== Collected data ==
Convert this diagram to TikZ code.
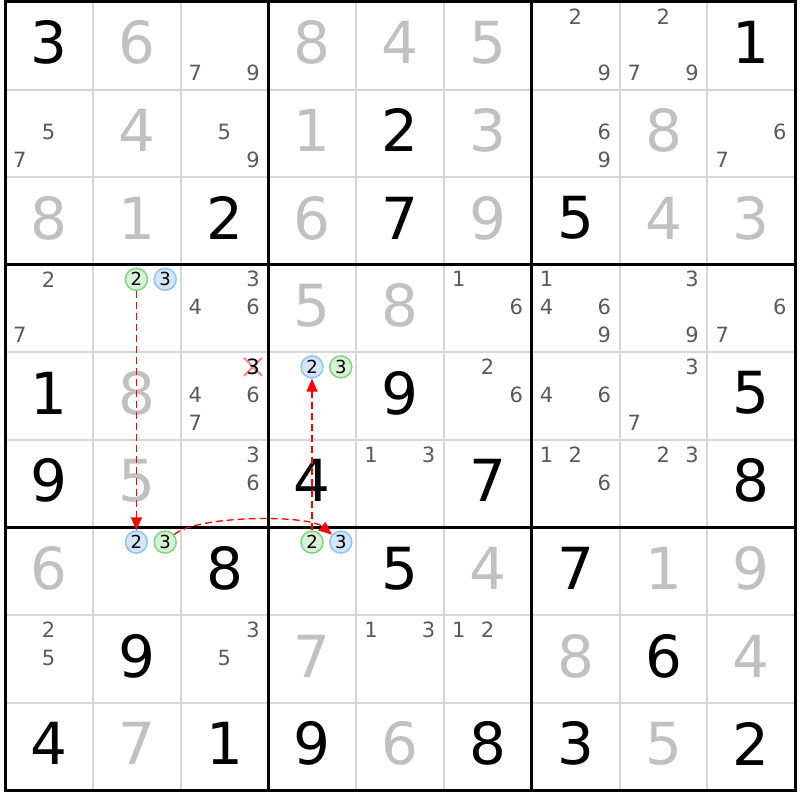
\documentclass[tikz,border=0pt]{standalone}
\usepackage{fontspec}
\setmainfont{DejaVu Sans}
\usetikzlibrary{arrows.meta,shapes.misc}
\definecolor{solvedgray}{HTML}{C0C0C0}
\definecolor{pencilgray}{HTML}{5A5A5A}
\definecolor{thingray}{HTML}{D6D6D6}
\definecolor{greenfill}{HTML}{D6F3D6}
\definecolor{greenline}{HTML}{7ED67E}
\definecolor{bluefill}{HTML}{D3E6F8}
\definecolor{blueline}{HTML}{8EC5F5}
\definecolor{linkred}{HTML}{FF0000}
\definecolor{crossred}{HTML}{F08A8A}
\begin{document}
\begin{tikzpicture}[x=1pt, y=-1pt,
  given/.style = {inner sep=0pt, font=\fontsize{58}{58}\selectfont},
  solved/.style = {given, text=solvedgray},
  pencil/.style = {inner sep=0pt, text=pencilgray, font=\fontsize{21}{21}\selectfont},
  greenmark/.style = {circle, draw=greenline, fill=greenfill, line width=1.5pt, minimum size=22pt, inner sep=0pt, font=\fontsize{18}{18}\selectfont},
  bluemark/.style = {greenmark, draw=blueline, fill=bluefill},
  crossmark/.style = {cross out, draw=crossred, line width=2pt, minimum size=16pt, inner sep=0pt},
  thingrid/.style = {draw=thingray, line width=2pt},
  boxgrid/.style = {draw=black, line width=3pt, line cap=rect},
  link/.style = {draw=linkred, line width=1.3pt, dash pattern=on 7pt off 4pt, -{Triangle[length=13pt, width=11pt]}}]
\useasboundingbox (0,0) rectangle (800,800);
\fill[white] (0,0) rectangle (800,800);
\foreach \i in {0,...,9} {
  \draw[thingrid] ({5+\i*87.8},2) -- ({5+\i*87.8},790.4);
  \draw[thingrid] (5,{2+\i*87.6}) -- (795.2,{2+\i*87.6});
}
\foreach \i in {0,3,6,9} {
  \draw[boxgrid] ({5+\i*87.8},2) -- ({5+\i*87.8},790.4);
  \draw[boxgrid] (5,{2+\i*87.6}) -- (795.2,{2+\i*87.6});
}
\foreach \r/\c/\d in {0/0/3, 0/8/1, 1/4/2, 2/2/2, 2/4/7, 2/6/5, 4/0/1, 4/4/9, 4/8/5,
  5/0/9, 5/3/4, 5/5/7, 5/8/8, 6/2/8, 6/4/5, 6/6/7, 7/1/9, 7/7/6,
  8/0/4, 8/2/1, 8/3/9, 8/5/8, 8/6/3, 8/8/2}
  \node[given] (g\r\c) at ({48.9+\c*87.8},{42.8+\r*87.6}) {\d};
\foreach \r/\c/\d in {0/1/6, 0/3/8, 0/4/4, 0/5/5, 1/1/4, 1/3/1, 1/5/3, 1/7/8,
  2/0/8, 2/1/1, 2/3/6, 2/5/9, 2/7/4, 2/8/3, 3/3/5, 3/4/8, 4/1/8, 5/1/5,
  6/0/6, 6/5/4, 6/7/1, 6/8/9, 7/3/7, 7/6/8, 7/8/4, 8/1/7, 8/4/6, 8/7/5}
  \node[solved] (s\r\c) at ({48.9+\c*87.8},{42.8+\r*87.6}) {\d};
\foreach \r/\c/\ds in {0/2/{7,9}, 0/6/{2,9}, 0/7/{2,7,9}, 1/0/{5,7}, 1/2/{5,9}, 1/6/{6,9}, 1/8/{6,7},
  3/0/{2,7}, 3/2/{3,4,6}, 3/5/{1,6}, 3/6/{1,4,6,9}, 3/7/{3,9}, 3/8/{6,7},
  4/2/{4,6,7}, 4/5/{2,6}, 4/6/{4,6}, 4/7/{3,7}, 5/2/{3,6}, 5/4/{1,3}, 5/6/{1,2,6}, 5/7/{2,3},
  7/0/{2,5}, 7/2/{3,5}, 7/4/{1,3}, 7/5/{1,2}}
  \foreach \d in \ds {
    \pgfmathtruncatemacro\sc{mod(\d-1,3)}
    \pgfmathtruncatemacro\sr{(\d-1)/3}
    \node[pencil] (p\r\c\d) at ({19.8+\c*87.8+\sc*28.8},{16.5+\r*87.6+\sr*28}) {\d};
  }
\node[crossmark] (x423) at ({19.8+2*87.8+2*28.8},{16.5+4*87.6}) {};
\node[pencil, text=black] (p423) at (x423) {3};
\node[greenmark] (c312) at ({19.8+1*87.8+1*28.8},{16.5+3*87.6}) {2};
\node[bluemark] (c313) at ({19.8+1*87.8+2*28.8},{16.5+3*87.6}) {3};
\node[bluemark] (c432) at ({19.8+3*87.8+1*28.8},{16.5+4*87.6}) {2};
\node[greenmark] (c433) at ({19.8+3*87.8+2*28.8},{16.5+4*87.6}) {3};
\node[bluemark] (c612) at ({19.8+1*87.8+1*28.8},{16.5+6*87.6}) {2};
\node[greenmark] (c613) at ({19.8+1*87.8+2*28.8},{16.5+6*87.6}) {3};
\node[greenmark] (c632) at ({19.8+3*87.8+1*28.8},{16.5+6*87.6}) {2};
\node[bluemark] (c633) at ({19.8+3*87.8+2*28.8},{16.5+6*87.6}) {3};
\draw[link] (c312) -- (c612);
\draw[link] (c613) to[bend left=40, looseness=0.5] (c633);
\draw[link] (c632) -- (c432);
\end{tikzpicture}
\end{document}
===
▸ Stated goal
Omit the pictures, then output the rest of the listing exactly.

▸ Written solution
Convert this diagram to TikZ code.
\documentclass[tikz,border=0pt]{standalone}
\usepackage{fontspec}
\setmainfont{DejaVu Sans}
\usetikzlibrary{arrows.meta,shapes.misc}
\definecolor{solvedgray}{HTML}{C0C0C0}
\definecolor{pencilgray}{HTML}{5A5A5A}
\definecolor{thingray}{HTML}{D6D6D6}
\definecolor{greenfill}{HTML}{D6F3D6}
\definecolor{greenline}{HTML}{7ED67E}
\definecolor{bluefill}{HTML}{D3E6F8}
\definecolor{blueline}{HTML}{8EC5F5}
\definecolor{linkred}{HTML}{FF0000}
\definecolor{crossred}{HTML}{F08A8A}
\begin{document}
\begin{tikzpicture}[x=1pt, y=-1pt,
  given/.style = {inner sep=0pt, font=\fontsize{58}{58}\selectfont},
  solved/.style = {given, text=solvedgray},
  pencil/.style = {inner sep=0pt, text=pencilgray, font=\fontsize{21}{21}\selectfont},
  greenmark/.style = {circle, draw=greenline, fill=greenfill, line width=1.5pt, minimum size=22pt, inner sep=0pt, font=\fontsize{18}{18}\selectfont},
  bluemark/.style = {greenmark, draw=blueline, fill=bluefill},
  crossmark/.style = {cross out, draw=crossred, line width=2pt, minimum size=16pt, inner sep=0pt},
  thingrid/.style = {draw=thingray, line width=2pt},
  boxgrid/.style = {draw=black, line width=3pt, line cap=rect},
  link/.style = {draw=linkred, line width=1.3pt, dash pattern=on 7pt off 4pt, -{Triangle[length=13pt, width=11pt]}}]
\useasboundingbox (0,0) rectangle (800,800);
\fill[white] (0,0) rectangle (800,800);
\foreach \i in {0,...,9} {
  \draw[thingrid] ({5+\i*87.8},2) -- ({5+\i*87.8},790.4);
  \draw[thingrid] (5,{2+\i*87.6}) -- (795.2,{2+\i*87.6});
}
\foreach \i in {0,3,6,9} {
  \draw[boxgrid] ({5+\i*87.8},2) -- ({5+\i*87.8},790.4);
  \draw[boxgrid] (5,{2+\i*87.6}) -- (795.2,{2+\i*87.6});
}
\foreach \r/\c/\d in {0/0/3, 0/8/1, 1/4/2, 2/2/2, 2/4/7, 2/6/5, 4/0/1, 4/4/9, 4/8/5,
  5/0/9, 5/3/4, 5/5/7, 5/8/8, 6/2/8, 6/4/5, 6/6/7, 7/1/9, 7/7/6,
  8/0/4, 8/2/1, 8/3/9, 8/5/8, 8/6/3, 8/8/2}
  \node[given] (g\r\c) at ({48.9+\c*87.8},{42.8+\r*87.6}) {\d};
\foreach \r/\c/\d in {0/1/6, 0/3/8, 0/4/4, 0/5/5, 1/1/4, 1/3/1, 1/5/3, 1/7/8,
  2/0/8, 2/1/1, 2/3/6, 2/5/9, 2/7/4, 2/8/3, 3/3/5, 3/4/8, 4/1/8, 5/1/5,
  6/0/6, 6/5/4, 6/7/1, 6/8/9, 7/3/7, 7/6/8, 7/8/4, 8/1/7, 8/4/6, 8/7/5}
  \node[solved] (s\r\c) at ({48.9+\c*87.8},{42.8+\r*87.6}) {\d};
\foreach \r/\c/\ds in {0/2/{7,9}, 0/6/{2,9}, 0/7/{2,7,9}, 1/0/{5,7}, 1/2/{5,9}, 1/6/{6,9}, 1/8/{6,7},
  3/0/{2,7}, 3/2/{3,4,6}, 3/5/{1,6}, 3/6/{1,4,6,9}, 3/7/{3,9}, 3/8/{6,7},
  4/2/{4,6,7}, 4/5/{2,6}, 4/6/{4,6}, 4/7/{3,7}, 5/2/{3,6}, 5/4/{1,3}, 5/6/{1,2,6}, 5/7/{2,3},
  7/0/{2,5}, 7/2/{3,5}, 7/4/{1,3}, 7/5/{1,2}}
  \foreach \d in \ds {
    \pgfmathtruncatemacro\sc{mod(\d-1,3)}
    \pgfmathtruncatemacro\sr{(\d-1)/3}
    \node[pencil] (p\r\c\d) at ({19.8+\c*87.8+\sc*28.8},{16.5+\r*87.6+\sr*28}) {\d};
  }
\node[crossmark] (x423) at ({19.8+2*87.8+2*28.8},{16.5+4*87.6}) {};
\node[pencil, text=black] (p423) at (x423) {3};
\node[greenmark] (c312) at ({19.8+1*87.8+1*28.8},{16.5+3*87.6}) {2};
\node[bluemark] (c313) at ({19.8+1*87.8+2*28.8},{16.5+3*87.6}) {3};
\node[bluemark] (c432) at ({19.8+3*87.8+1*28.8},{16.5+4*87.6}) {2};
\node[greenmark] (c433) at ({19.8+3*87.8+2*28.8},{16.5+4*87.6}) {3};
\node[bluemark] (c612) at ({19.8+1*87.8+1*28.8},{16.5+6*87.6}) {2};
\node[greenmark] (c613) at ({19.8+1*87.8+2*28.8},{16.5+6*87.6}) {3};
\node[greenmark] (c632) at ({19.8+3*87.8+1*28.8},{16.5+6*87.6}) {2};
\node[bluemark] (c633) at ({19.8+3*87.8+2*28.8},{16.5+6*87.6}) {3};
\draw[link] (c312) -- (c612);
\draw[link] (c613) to[bend left=40, looseness=0.5] (c633);
\draw[link] (c632) -- (c432);
\end{tikzpicture}
\end{document}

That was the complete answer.